O'Dwyer's lovely performance is matched by that of the seven children in Agnes' brood -- notably Niall O'Shea as her eldest and Ciaran Owens as the soulful troublemaker of the lot, snared by the same evil loan shark who hooked his mom. Owens is an astonishing juvenile actor, who played the middle Frank (of three) so brilliantly in "Angela's Ashes." He and his siblings get together to buy Mom a beautiful dress for her fateful dinner-date with French baker Pierre (Arno Chevrier) late in the film.

What Agnes and Angela have in common is the horrible Irish economic crunch: Money, money, money -- the lack of it -- rules their lives. What they don't have in common is the unlikely deus ex machina who comes to Agnes' rescue just in time to turn tragedy into romantic fairy tale.

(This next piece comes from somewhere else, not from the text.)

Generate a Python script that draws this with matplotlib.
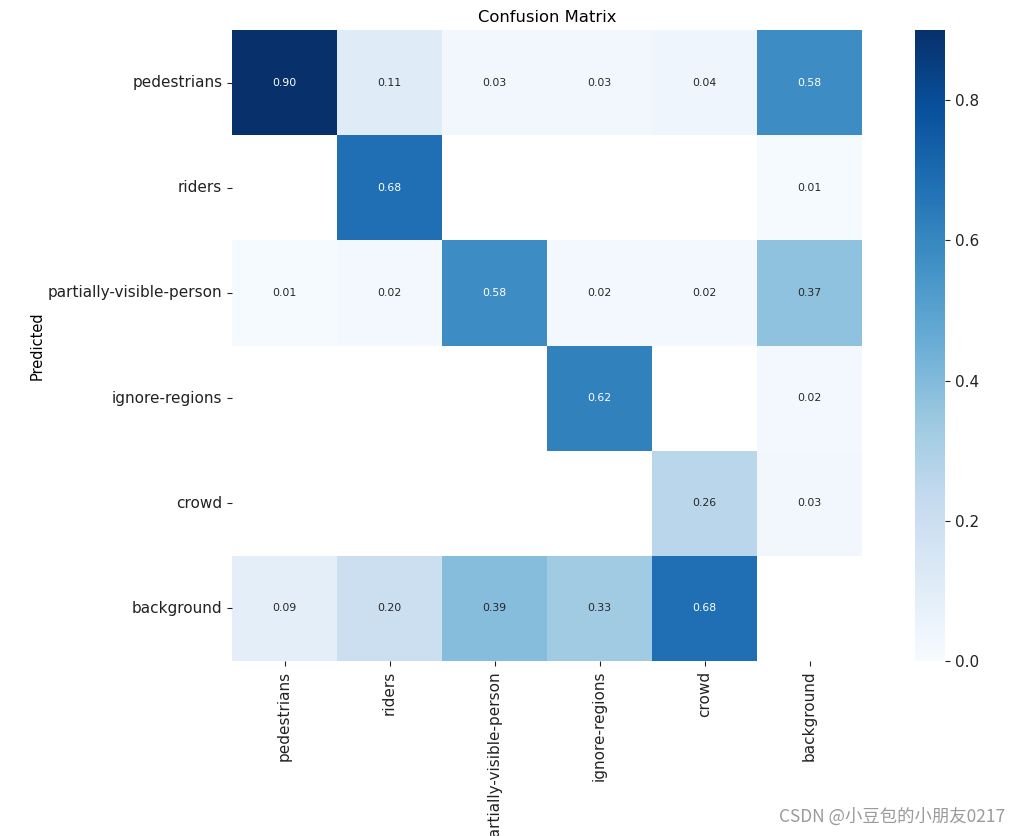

A tough exterior belies the soft interior of "Agnes Browne," in contrast to Huston's first directorial effort, "Bastard Out of Carolina" (1996), a controversial Emmy-nominated drama about a young girl's domestic abuse. That's why we love Anjelica Huston -- for her unpredictability.

I still marvel over the bizarre role she played in a bizarre Vincent Gallo film, "Buffalo 66," two years ago: Like "Agnes Browne," it wasn't destined for big commercial success. The theatrical runs of such films are over in the blink of an eye. Soon enough, you can only catch them at your video store -- which is what I advise you to do with "Buffalo" and (if you miss her at the Denis) with "Agnes Browne."